Here's a strange situation. The housing market is finally showing signs of life, usually a good indicator of a robust recovery. Yet the market is so fragile that no one's proclaiming the return of a powerhouse property sector.
First, the evidence of a turnaround: The S&P/Case-Shiller index of home prices in 20 cities rose 0.6% in February from a year earlier, the first annual gain since December 2006. A homebuyer tax credit, set to expire Apr. 30, has helped. So has an abundance of inexpensive homes. And the Federal Reserve's recent purchases of mortgage-backed securities pushed the cost of a 30-year fixed-rate mortgage to a new low.
Yet the gain in the Case-Shiller index was half the number forecast by economists in a Bloomberg News survey.
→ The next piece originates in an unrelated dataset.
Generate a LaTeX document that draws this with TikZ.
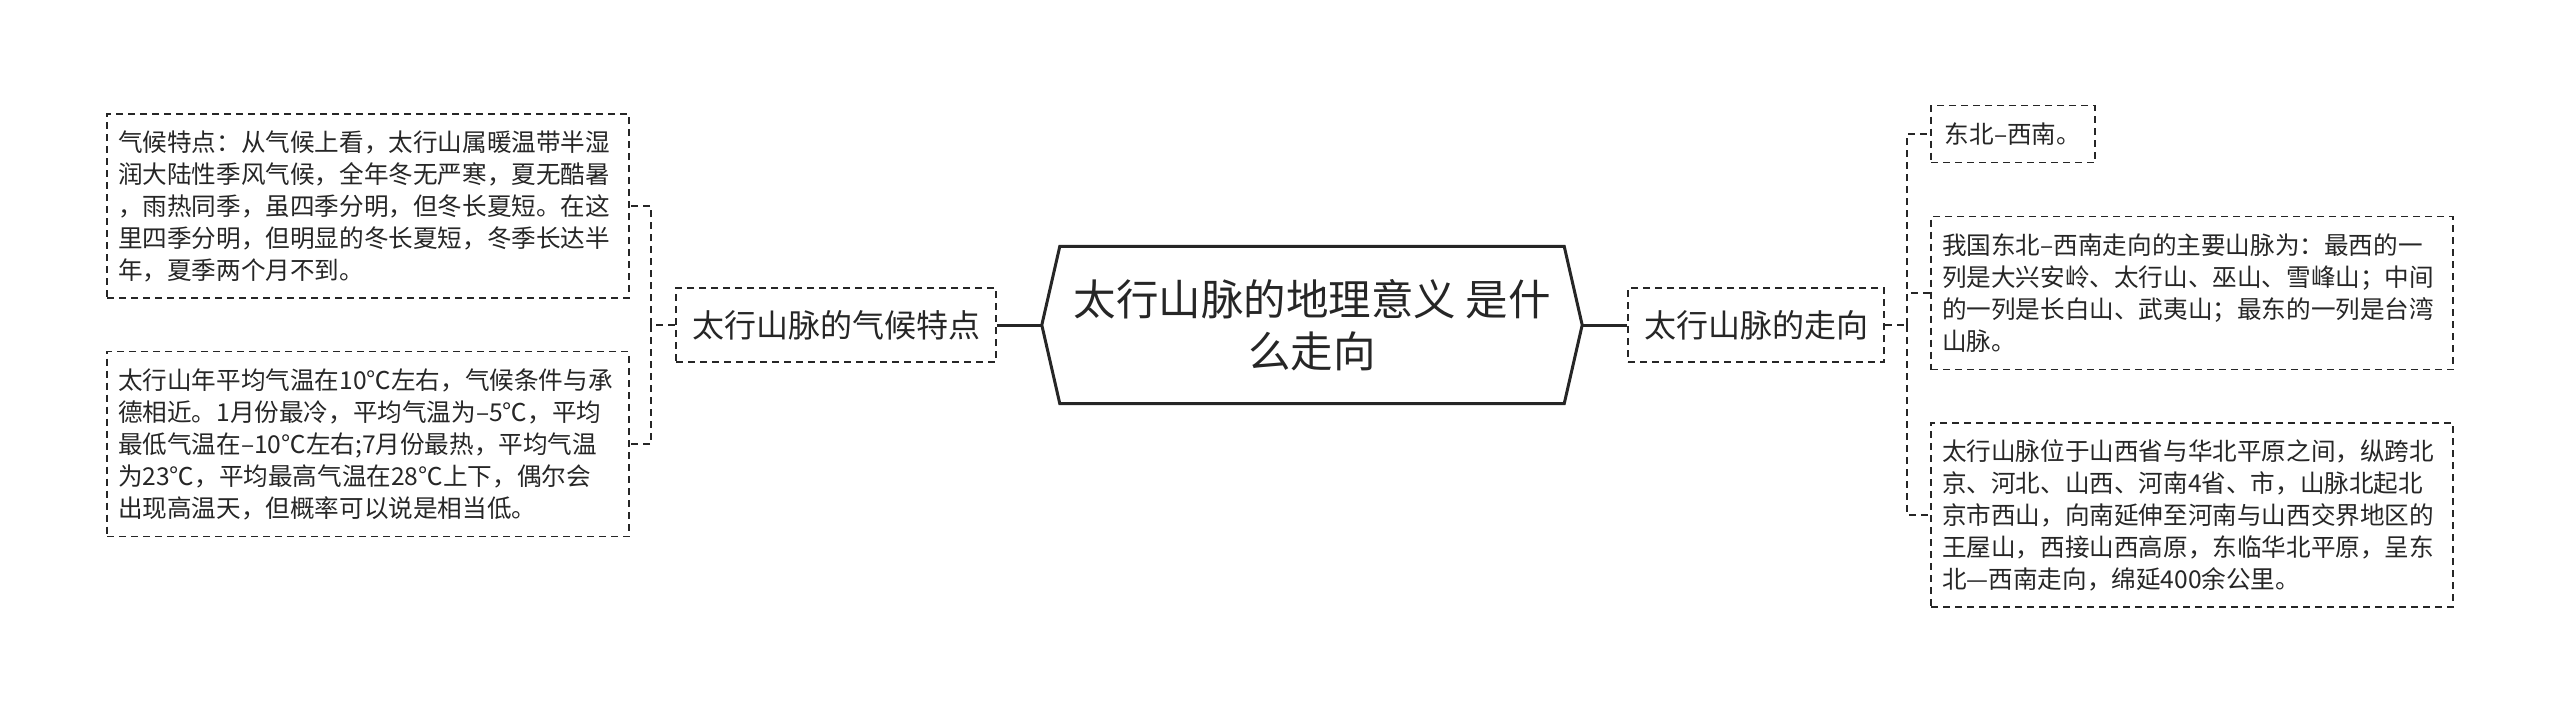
\documentclass[tikz,border=0pt]{standalone}
\usepackage{fontspec}
\setmainfont{Noto Sans CJK SC}
\usepackage{tikz}
\usetikzlibrary{positioning, calc}

\definecolor{ink}{HTML}{262626}

\begin{document}
\begin{tikzpicture}[x=1pt, y=-1pt,
  every node/.style={text=ink},
  root/.style={minimum width=504pt, minimum height=157pt, inner sep=0pt, align=center, font=\fontsize{42.5pt}{52pt}\selectfont},
  branch/.style={draw=ink, line width=1.8pt, dash pattern=on 7pt off 5pt, minimum height=74pt, inner xsep=16pt, font=\fontsize{32pt}{38pt}\selectfont},
  leaf/.style={draw=ink, line width=1.8pt, dash pattern=on 7pt off 5pt, inner xsep=11pt, align=left, font=\fontsize{24.6pt}{32pt}\selectfont},
  rootlink/.style={draw=ink, line width=3pt},
  forkline/.style={draw=ink, line width=1.8pt, dash pattern=on 7pt off 5pt},
]
  \useasboundingbox (0,0) rectangle (2560,715);

  \node[root] (root) at (1312,325) {太行山脉的地理意义 是什\\么走向};
  \coordinate (rootW) at ([xshift=-18pt]root.west);
  \coordinate (rootE) at ([xshift=18pt]root.east);
  \draw[ink, line width=3pt] (root.north west) -- (root.north east) -- (rootE) -- (root.south east) -- (root.south west) -- (rootW) -- cycle;

  \node[branch] (clim) at (836,325) {太行山脉的气候特点};
  \node[branch] (dir) at (1756,325) {太行山脉的走向};

  \node[leaf, text width=500pt, minimum height=184pt] (clim1) at (368,206) {气候特点：从气候上看，太行山属暖温带半湿\\润大陆性季风气候，全年冬无严寒，夏无酷暑\\，雨热同季，虽四季分明，但冬长夏短。在这\\里四季分明，但明显的冬长夏短，冬季长达半\\年，夏季两个月不到。};
  \node[leaf, text width=500pt, minimum height=185pt] (clim2) at (368,444) {太行山年平均气温在10℃左右，气候条件与承\\德相近。1月份最冷，平均气温为–5℃，平均\\最低气温在–10℃左右;7月份最热，平均气温\\为23℃，平均最高气温在28℃上下，偶尔会\\出现高温天，但概率可以说是相当低。};

  \node[leaf, minimum width=164pt, minimum height=57pt, inner xsep=13pt] (dir1) at (2013,134) {东北–西南。};
  \node[leaf, text width=500pt, minimum height=153pt] (dir2) at (2192,293) {我国东北–西南走向的主要山脉为：最西的一\\列是大兴安岭、太行山、巫山、雪峰山；中间\\的一列是长白山、武夷山；最东的一列是台湾\\山脉。};
  \node[leaf, text width=500pt, minimum height=184pt] (dir3) at (2192,515) {太行山脉位于山西省与华北平原之间，纵跨北\\京、河北、山西、河南4省、市，山脉北起北\\京市西山，向南延伸至河南与山西交界地区的\\王屋山，西接山西高原，东临华北平原，呈东\\北—西南走向，绵延400余公里。};

  \draw[rootlink] (clim.east) -- (rootW);
  \draw[rootlink] (rootE) -- (dir.west);

  \draw[forkline] (clim.west) -- ++(-24,0) coordinate (forkL);
  \draw[forkline] (forkL) |- (clim1.east);
  \draw[forkline] (forkL) |- (clim2.east);

  \draw[forkline] (dir.east) -- ++(22,0) coordinate (forkR);
  \draw[forkline] (forkR) |- (dir1.west);
  \draw[forkline] (forkR) |- (dir2.west);
  \draw[forkline] (forkR) |- (dir3.west);
\end{tikzpicture}
\end{document}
Prices declined in 11 of the 20 cities in the index: Las Vegas, down 15%; Tampa, down 6.0%; Seattle, down 5.6%; New York, down 4.1%.
Sales for April will probably increase over March as buyers rush to take advantage of the tax credit. A lasting boost will come only when the employment outlook improves, says Neal Soss, chief economist at Crédit Suisse (CS) in New York. "You've really got to heal the fundamentals," says Soss. "We see housing as a lagging sector for some years into the future."
That's quite a change. Residential construction and home sales led the way out of the previous seven recessions going back to 1960. Don't expect that now, said Federal Reserve Vice-Chairman Donald L. Kohn in an Apr. 8 speech. The improvement in housing is showing up only after two quarters of economic expansion. To add to the pain, "a large overhang of vacant homes is likely to weigh on construction for some time," said Kohn.
The bottom line: Unsold inventory has to clear before the housing market takes off. Millions of foreclosed homes are glutting the market.